Once you fall under MSB status, several obligations apply:

  • Federal FinCEN registration as an MSB

  • A BSA/AML compliance program

  • A designated compliance officer

  • Independent reviews and ongoing training

  • KYC/KYB procedures

  • SAR/CTR reporting duties

  • And most founders’ blind spot: state-level money transmitter licensing in every state where you operate or have clients.

Banks and payment partners take this extremely seriously. If your activity looks like “holding client funds and paying third parties,” expect scrutiny — or worse, account freezes and compliance inquiries.

The Common Trap

We see this constantly with non-U.S. founders.
They set up a Wyoming, Delaware, or Florida LLC, use it to receive client payments, manage payrolls, or distribute settlements — and genuinely think:

“It’s just a service business, not a financial institution.”

Until a bank, exchange, or compliance team decides otherwise.

Two Questions (Answer Anonymously If You Want)

  1. Do you currently receive client money and then send it to third parties (suppliers, employees, affiliates, influencers, etc.) under their instructions?
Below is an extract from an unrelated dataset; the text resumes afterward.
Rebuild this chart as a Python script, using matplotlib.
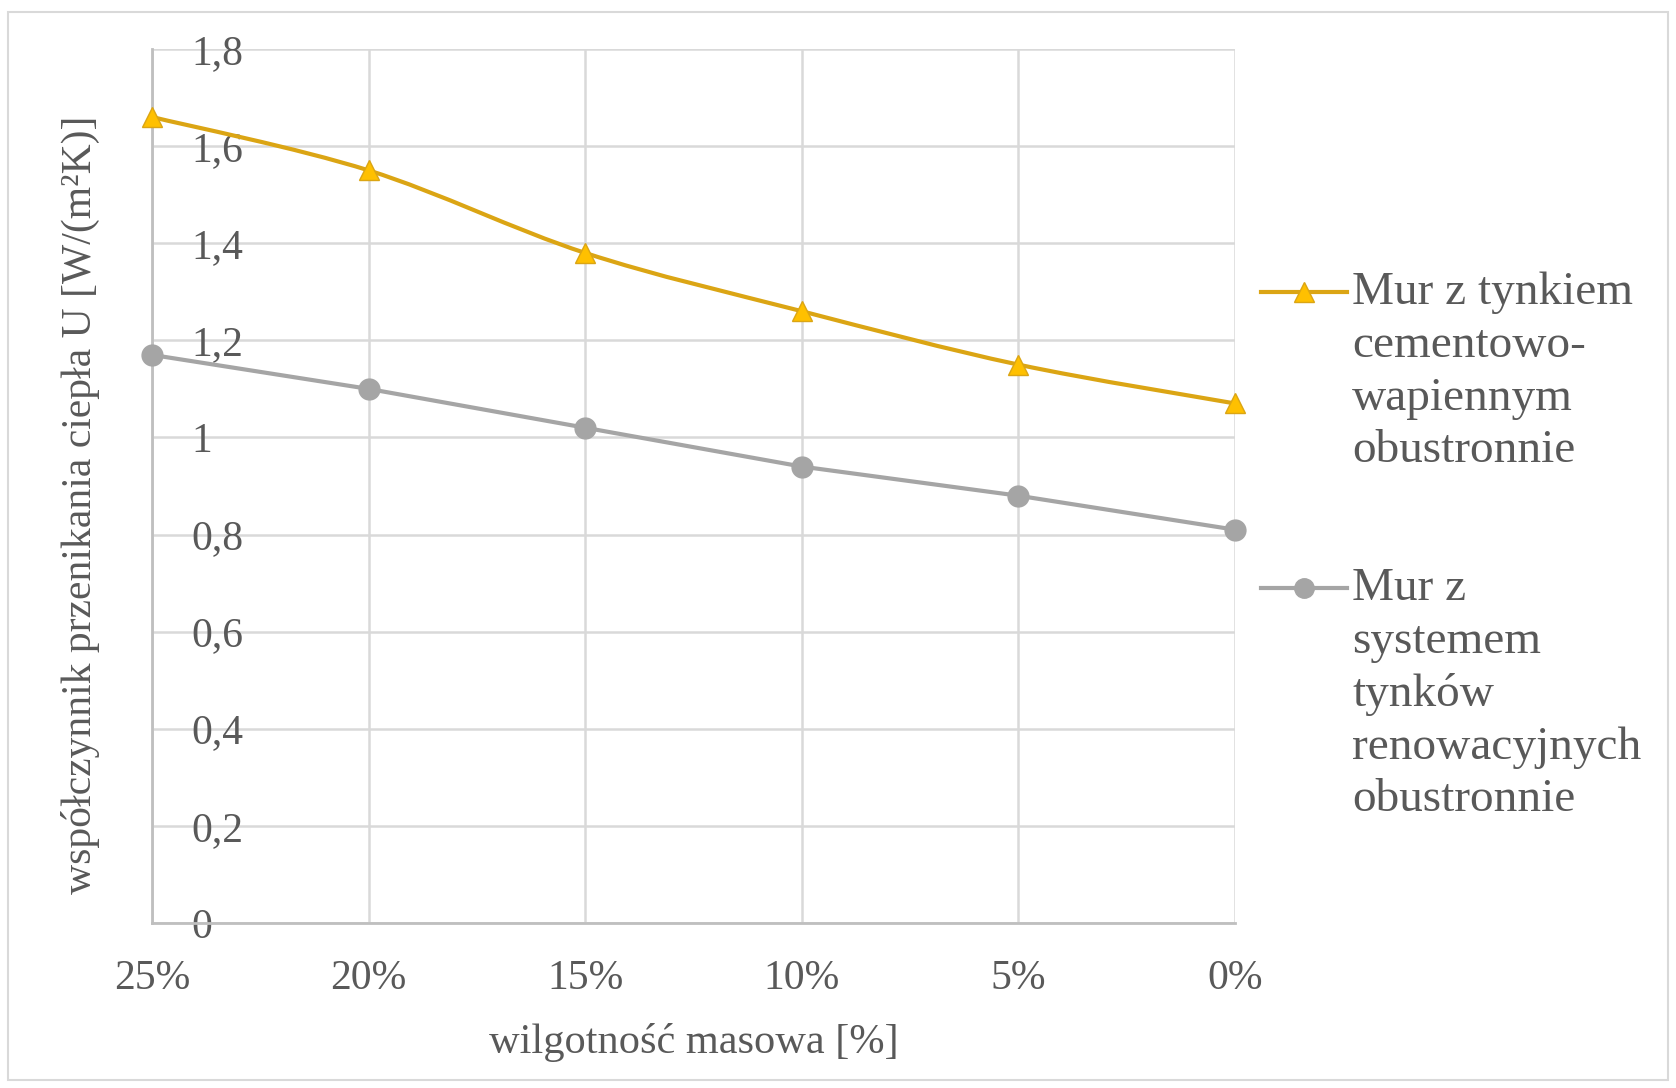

  2. Do you handle cross-border settlements (collect in USD or USDT and release funds elsewhere) because your clients “can’t get paid directly in their country”?

If your answer is yes to either —
Has anyone ever told you that you might, legally speaking, be operating as an MSB / money transmitter in the United States, even if you don’t live there?

Why This Matters

In Spanish-speaking fintech and LATAM entrepreneur circles, almost nobody talks about this.
Yet almost every “payment facilitator,” “treasury operator,” or “FX handler” I speak to is already deep in MSB territory without realizing it.

And the consequences — from frozen funds to enforcement actions — can be brutal.


We’d really like to hear from others dealing with this:

  • Are you structuring client payouts or collections through your own entity?

  • Has any U.S. bank or partner flagged your setup as money transmission?

  • How are you handling compliance if you’re not registered as an MSB?

Let’s get this conversation going — because ignorance of the rulebook doesn’t stop the regulators from knocking.